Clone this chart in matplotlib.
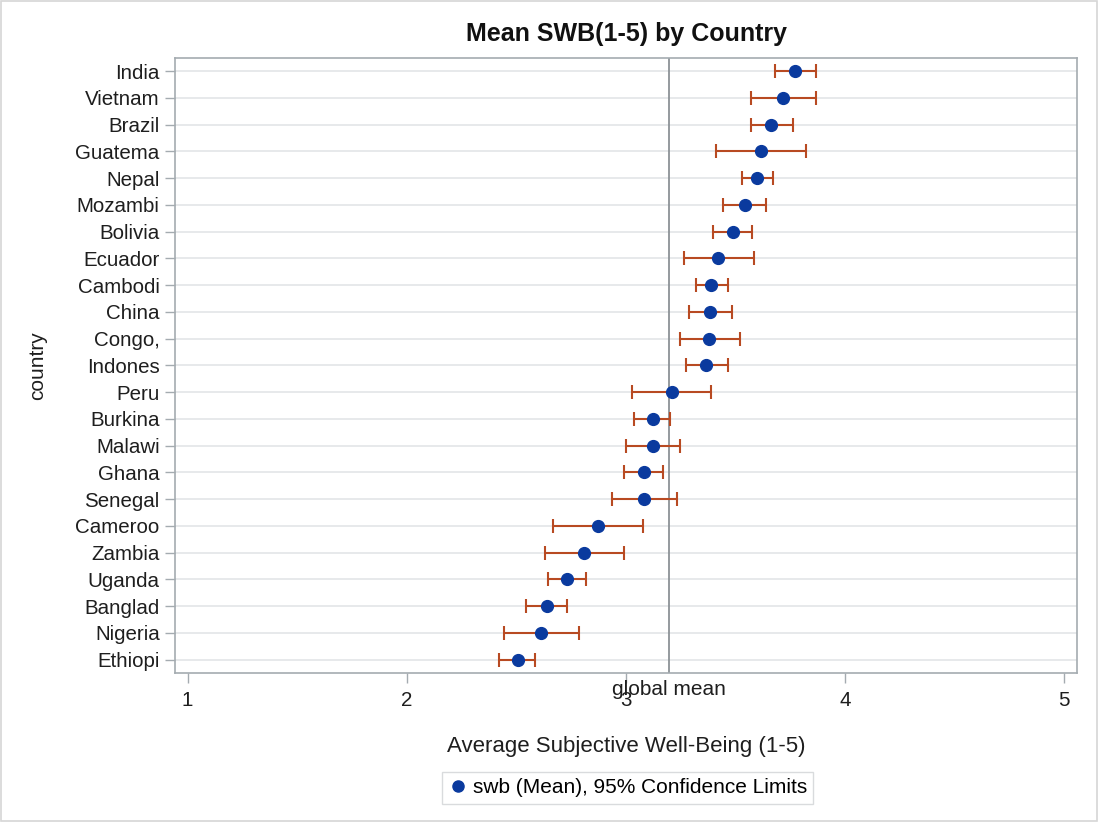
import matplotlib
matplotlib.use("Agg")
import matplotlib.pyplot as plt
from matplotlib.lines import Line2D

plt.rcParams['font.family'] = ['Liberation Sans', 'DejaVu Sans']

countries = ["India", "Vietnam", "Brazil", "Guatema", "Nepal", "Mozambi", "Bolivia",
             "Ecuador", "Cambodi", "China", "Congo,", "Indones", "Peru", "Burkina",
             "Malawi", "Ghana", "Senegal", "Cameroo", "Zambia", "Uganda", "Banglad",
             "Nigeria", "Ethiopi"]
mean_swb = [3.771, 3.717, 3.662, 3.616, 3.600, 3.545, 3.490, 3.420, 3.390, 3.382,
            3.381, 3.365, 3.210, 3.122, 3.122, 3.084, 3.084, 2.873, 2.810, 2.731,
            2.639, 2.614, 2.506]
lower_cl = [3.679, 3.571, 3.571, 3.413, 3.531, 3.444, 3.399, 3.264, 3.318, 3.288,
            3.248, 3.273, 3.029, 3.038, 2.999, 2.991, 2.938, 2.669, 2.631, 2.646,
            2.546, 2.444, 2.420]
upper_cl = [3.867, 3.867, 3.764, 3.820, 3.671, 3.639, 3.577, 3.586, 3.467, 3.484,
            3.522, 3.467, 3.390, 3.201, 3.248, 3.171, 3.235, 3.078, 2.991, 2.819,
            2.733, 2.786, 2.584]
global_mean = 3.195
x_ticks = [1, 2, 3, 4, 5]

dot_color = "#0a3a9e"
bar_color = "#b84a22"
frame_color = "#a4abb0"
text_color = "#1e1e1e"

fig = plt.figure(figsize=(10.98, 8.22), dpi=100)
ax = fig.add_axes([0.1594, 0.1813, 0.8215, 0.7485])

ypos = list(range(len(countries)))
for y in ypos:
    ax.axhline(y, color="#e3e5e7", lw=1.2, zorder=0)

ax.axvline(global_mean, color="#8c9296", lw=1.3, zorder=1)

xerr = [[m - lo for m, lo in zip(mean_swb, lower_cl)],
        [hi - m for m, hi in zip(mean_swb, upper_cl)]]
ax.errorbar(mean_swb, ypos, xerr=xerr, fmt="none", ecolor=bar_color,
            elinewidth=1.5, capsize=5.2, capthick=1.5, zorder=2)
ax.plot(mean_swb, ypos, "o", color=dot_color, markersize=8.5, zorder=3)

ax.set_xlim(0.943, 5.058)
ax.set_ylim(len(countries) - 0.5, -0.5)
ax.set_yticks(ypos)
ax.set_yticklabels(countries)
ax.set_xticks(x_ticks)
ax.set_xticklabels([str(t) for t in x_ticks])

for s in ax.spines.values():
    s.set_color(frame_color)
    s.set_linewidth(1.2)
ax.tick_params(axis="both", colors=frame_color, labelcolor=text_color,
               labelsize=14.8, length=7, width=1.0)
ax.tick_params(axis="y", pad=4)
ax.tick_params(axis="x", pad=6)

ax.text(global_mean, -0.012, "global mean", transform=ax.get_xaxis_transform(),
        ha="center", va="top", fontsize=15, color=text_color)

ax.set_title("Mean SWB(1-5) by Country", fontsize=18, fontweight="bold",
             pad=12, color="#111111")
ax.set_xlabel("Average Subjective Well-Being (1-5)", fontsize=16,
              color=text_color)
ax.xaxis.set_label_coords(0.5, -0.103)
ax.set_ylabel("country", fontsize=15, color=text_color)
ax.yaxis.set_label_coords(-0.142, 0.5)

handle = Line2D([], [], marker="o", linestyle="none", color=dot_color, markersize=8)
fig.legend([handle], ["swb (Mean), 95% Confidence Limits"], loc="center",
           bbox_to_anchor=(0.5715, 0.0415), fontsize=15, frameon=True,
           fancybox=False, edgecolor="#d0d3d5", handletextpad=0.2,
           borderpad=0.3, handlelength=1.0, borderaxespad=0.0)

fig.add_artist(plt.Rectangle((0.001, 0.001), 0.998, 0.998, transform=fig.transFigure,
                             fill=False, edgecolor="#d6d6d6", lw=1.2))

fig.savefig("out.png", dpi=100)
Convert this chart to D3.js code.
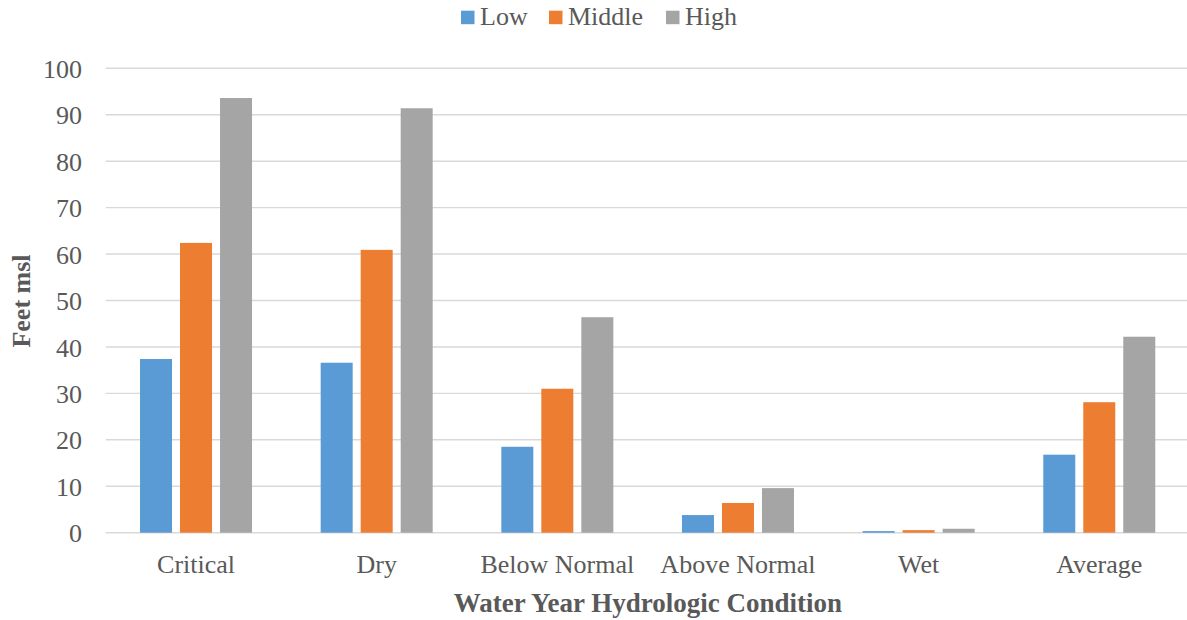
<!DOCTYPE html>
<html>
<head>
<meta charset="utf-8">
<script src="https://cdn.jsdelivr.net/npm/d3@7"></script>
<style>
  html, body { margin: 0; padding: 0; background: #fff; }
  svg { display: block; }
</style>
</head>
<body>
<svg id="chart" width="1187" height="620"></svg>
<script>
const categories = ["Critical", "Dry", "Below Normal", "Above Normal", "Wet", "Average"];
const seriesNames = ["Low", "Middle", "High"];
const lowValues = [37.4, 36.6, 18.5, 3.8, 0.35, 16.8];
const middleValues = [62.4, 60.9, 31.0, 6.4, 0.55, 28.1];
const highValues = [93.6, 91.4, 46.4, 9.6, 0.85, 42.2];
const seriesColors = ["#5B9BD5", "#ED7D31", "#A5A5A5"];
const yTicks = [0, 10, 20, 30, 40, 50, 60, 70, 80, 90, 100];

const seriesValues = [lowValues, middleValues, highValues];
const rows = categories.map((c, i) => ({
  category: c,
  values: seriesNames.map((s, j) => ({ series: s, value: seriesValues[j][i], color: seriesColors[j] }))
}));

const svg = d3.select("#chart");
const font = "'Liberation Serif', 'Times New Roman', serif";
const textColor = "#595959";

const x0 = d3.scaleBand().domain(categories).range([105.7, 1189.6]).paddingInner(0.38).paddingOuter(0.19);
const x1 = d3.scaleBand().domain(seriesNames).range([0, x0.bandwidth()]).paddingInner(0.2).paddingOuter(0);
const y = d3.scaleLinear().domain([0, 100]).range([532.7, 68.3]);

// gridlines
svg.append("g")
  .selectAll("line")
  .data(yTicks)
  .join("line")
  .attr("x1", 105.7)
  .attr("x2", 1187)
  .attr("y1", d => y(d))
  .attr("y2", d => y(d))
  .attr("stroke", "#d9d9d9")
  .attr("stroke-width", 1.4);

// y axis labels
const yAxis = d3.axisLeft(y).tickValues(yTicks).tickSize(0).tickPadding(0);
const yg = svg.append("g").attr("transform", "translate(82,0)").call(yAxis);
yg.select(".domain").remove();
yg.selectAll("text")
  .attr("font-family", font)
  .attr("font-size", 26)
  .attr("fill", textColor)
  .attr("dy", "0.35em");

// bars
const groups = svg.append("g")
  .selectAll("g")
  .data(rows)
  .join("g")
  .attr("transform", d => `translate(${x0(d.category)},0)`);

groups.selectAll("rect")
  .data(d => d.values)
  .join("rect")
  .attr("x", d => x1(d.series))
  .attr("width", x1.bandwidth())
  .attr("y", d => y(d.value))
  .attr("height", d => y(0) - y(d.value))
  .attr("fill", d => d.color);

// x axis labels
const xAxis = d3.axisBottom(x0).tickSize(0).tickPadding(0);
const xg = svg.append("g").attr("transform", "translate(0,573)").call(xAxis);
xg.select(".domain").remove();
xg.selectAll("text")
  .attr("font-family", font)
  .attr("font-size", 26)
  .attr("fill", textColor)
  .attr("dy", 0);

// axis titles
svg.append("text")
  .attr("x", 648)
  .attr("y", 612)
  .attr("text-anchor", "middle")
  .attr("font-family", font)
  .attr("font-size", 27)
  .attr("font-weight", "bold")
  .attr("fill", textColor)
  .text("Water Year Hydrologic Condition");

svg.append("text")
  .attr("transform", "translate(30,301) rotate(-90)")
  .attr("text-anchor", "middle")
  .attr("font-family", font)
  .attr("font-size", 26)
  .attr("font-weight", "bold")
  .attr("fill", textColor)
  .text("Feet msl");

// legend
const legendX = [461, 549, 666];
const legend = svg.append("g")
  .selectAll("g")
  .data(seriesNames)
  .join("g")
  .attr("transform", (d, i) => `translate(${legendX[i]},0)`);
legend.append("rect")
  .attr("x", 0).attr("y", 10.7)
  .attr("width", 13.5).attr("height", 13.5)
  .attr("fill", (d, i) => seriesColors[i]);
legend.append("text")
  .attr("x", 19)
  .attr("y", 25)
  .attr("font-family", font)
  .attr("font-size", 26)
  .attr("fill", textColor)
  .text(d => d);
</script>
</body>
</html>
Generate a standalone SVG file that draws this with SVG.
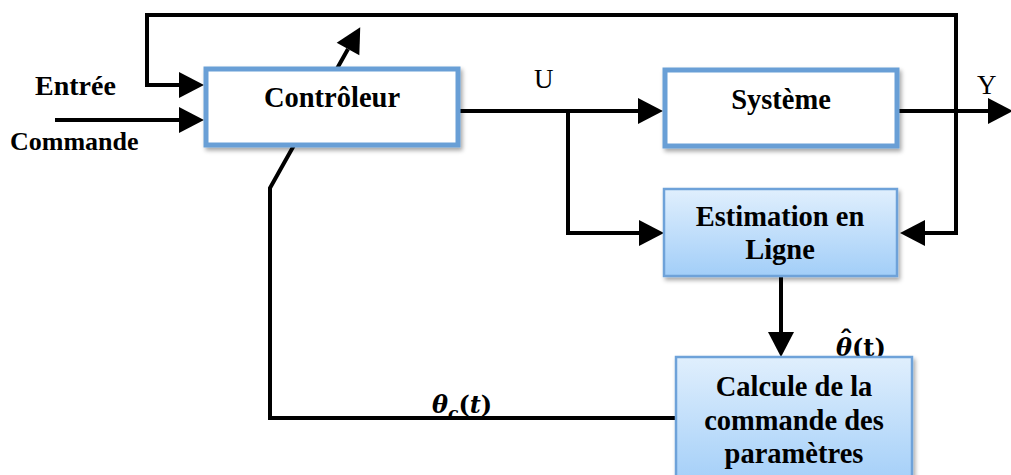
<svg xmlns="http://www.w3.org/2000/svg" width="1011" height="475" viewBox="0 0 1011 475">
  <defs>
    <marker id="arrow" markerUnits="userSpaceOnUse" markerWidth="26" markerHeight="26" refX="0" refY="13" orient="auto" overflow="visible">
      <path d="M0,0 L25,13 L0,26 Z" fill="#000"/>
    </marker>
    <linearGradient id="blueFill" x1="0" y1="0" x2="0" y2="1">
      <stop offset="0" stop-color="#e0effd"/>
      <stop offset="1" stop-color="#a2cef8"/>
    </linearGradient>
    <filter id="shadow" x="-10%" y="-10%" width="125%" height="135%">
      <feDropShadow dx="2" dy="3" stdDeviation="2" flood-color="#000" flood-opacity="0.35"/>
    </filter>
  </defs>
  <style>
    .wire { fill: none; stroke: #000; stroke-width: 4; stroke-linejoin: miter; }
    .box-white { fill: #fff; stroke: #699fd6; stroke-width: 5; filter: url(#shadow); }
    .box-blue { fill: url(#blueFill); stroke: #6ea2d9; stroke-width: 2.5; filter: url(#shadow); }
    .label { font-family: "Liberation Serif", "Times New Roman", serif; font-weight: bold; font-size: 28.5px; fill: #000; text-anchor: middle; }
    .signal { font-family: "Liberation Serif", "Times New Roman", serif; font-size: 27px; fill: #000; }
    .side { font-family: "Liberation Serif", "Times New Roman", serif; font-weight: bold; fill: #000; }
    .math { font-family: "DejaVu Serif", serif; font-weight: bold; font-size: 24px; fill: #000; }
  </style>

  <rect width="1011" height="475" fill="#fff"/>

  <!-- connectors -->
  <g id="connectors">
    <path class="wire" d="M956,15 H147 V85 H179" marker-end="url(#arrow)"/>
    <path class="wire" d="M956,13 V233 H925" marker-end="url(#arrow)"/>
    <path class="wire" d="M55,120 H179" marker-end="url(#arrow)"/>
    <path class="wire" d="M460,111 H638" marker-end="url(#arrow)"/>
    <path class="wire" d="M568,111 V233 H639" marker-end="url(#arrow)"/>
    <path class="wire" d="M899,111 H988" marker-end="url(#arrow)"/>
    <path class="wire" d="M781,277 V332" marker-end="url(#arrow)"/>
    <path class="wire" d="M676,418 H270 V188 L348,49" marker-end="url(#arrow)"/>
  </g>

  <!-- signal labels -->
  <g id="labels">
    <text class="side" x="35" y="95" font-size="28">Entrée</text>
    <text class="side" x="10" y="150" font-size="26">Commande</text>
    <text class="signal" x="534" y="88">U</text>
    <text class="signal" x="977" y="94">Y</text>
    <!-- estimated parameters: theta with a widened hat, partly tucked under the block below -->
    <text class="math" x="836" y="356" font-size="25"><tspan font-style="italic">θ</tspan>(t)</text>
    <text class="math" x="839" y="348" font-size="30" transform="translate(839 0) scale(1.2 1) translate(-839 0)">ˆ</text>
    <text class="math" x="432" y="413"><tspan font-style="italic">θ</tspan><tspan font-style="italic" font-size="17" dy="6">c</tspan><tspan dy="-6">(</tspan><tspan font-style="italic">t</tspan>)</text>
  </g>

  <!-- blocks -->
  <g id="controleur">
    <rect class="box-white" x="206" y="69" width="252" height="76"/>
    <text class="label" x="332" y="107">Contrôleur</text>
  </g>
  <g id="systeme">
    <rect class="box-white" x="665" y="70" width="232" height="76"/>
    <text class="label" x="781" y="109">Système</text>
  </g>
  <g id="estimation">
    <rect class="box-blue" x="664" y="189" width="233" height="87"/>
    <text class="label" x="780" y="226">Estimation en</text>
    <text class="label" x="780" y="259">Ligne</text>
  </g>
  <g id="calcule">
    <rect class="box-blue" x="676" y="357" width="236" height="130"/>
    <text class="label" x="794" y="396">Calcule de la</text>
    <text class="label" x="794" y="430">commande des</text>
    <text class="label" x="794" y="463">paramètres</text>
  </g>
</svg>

________________________

TASK STATEMENT:
Only the lines from the start of the records to the line with "plt.rcParams['font.family'] = ['Liberation" belong in the copy. Print them exactly, minus pictures.

WRITTEN SOLUTION:
Clone this chart in matplotlib.
import matplotlib
matplotlib.use("Agg")
import matplotlib.pyplot as plt
from matplotlib.lines import Line2D

plt.rcParams['font.family'] = ['Liberation Sans', 'DejaVu Sans']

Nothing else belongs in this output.